Sarah Rose Etter is an American author of experimental fiction. Her novels include Ripe, and The Book of X, which won the 2019 Shirley Jackson Award for Novel. Her work has appeared in The New York Times, The Atlantic, Time, Vice, The Cut, and more. She currently lives in Los Angeles, California.

== Career ==
Etter received her B.A. in English from Pennsylvania State University, and received her M.F.A. in Fiction from Rosemont College.

Her short story collection Tongue Party was selected by writer and judge Deb Olin Unferth as the winner of the 2010 Caketrain Chapbook Competition. Tongue Party was later translated into French (as Hommes sous verre) by Véronique Béghain and published by éditions do. A review in [PANK] praised the collection, stating that "[Etter] takes you into this disturbing world with her phrasing; she takes you to a place that is a rabbit hole, a witching well, an unframed mirror." LitStack's review praised the book as well, stating that "Sarah Rose Etter uses all of the tools and talents at her disposal — her memory, her body, her touch — to pack her small stories with meaning and emotion. The stories are dark, twisted, beautiful and always poetic."

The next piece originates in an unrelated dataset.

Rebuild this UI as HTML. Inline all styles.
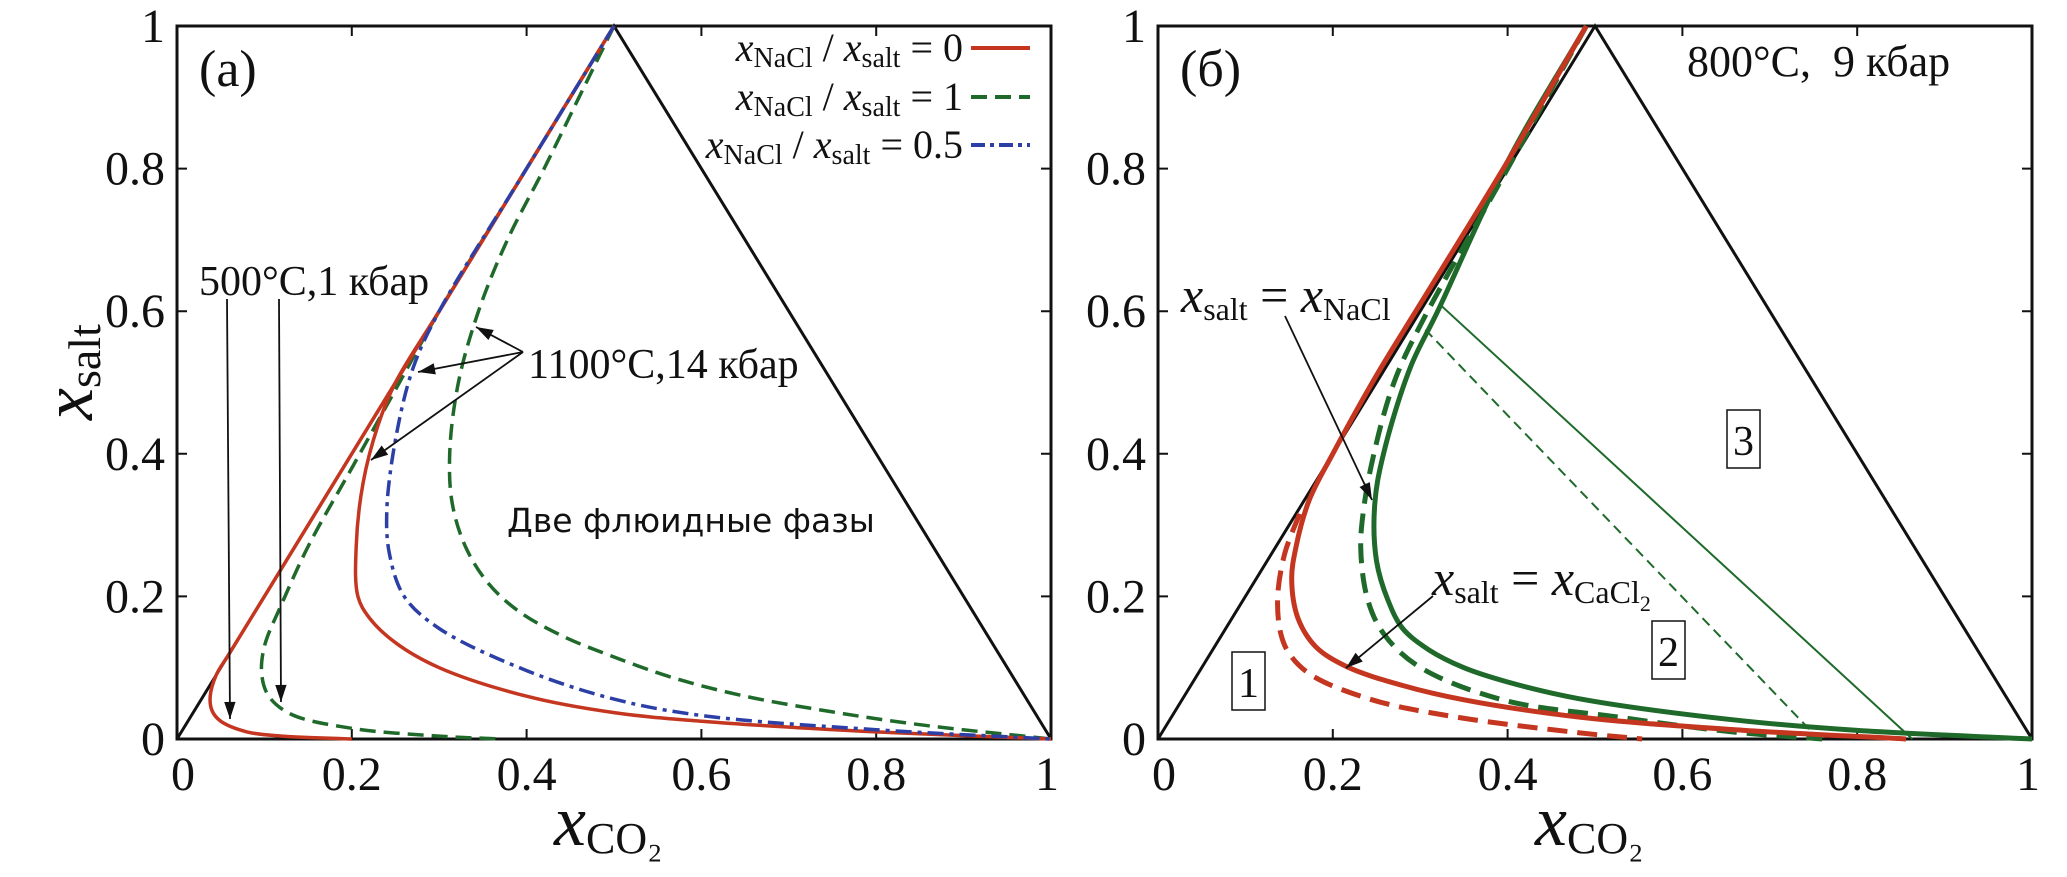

Etter's first novel, The Book of X, was published by Two Dollar Radio in 2019. It tells the story of the life of a young woman born with a literal knot in her stomach, making her way through a surreal landscape. Kirkus Reviews dubbed The Book of X "a relentlessly original look at what it means to exist in a female body." The Star Tribune's review of the novel noted that "Etter writes her weird world with elastic prose, as stripped-down at certain points as it is lyrical in others." Cleveland Review of Books said it "blurs the lines between the real and the surreal, forcing readers to confront the sense of danger the uncanny evokes." The Book of X was a finalist for the 2019 Believer Book Award, a finalist for the 2019 Golden Poppy Book Award, and longlisted for the 2019 VCU Cabell First Novelist Award.

Etter's second novel, Ripe, was published by Scribner in July 2023. It follows a woman whose dream job with a cutthroat Silicon Valley start-up pushes her into increasingly unethical territory while she navigates an unplanned pregnancy and the relentless pull of the black hole that has been her constant companion since birth. The New York Times said the novel was sharp, absorbing, and unforgettable. In a starred review, Kirkus Reviews described the novel as "lurid, tense, and compelling."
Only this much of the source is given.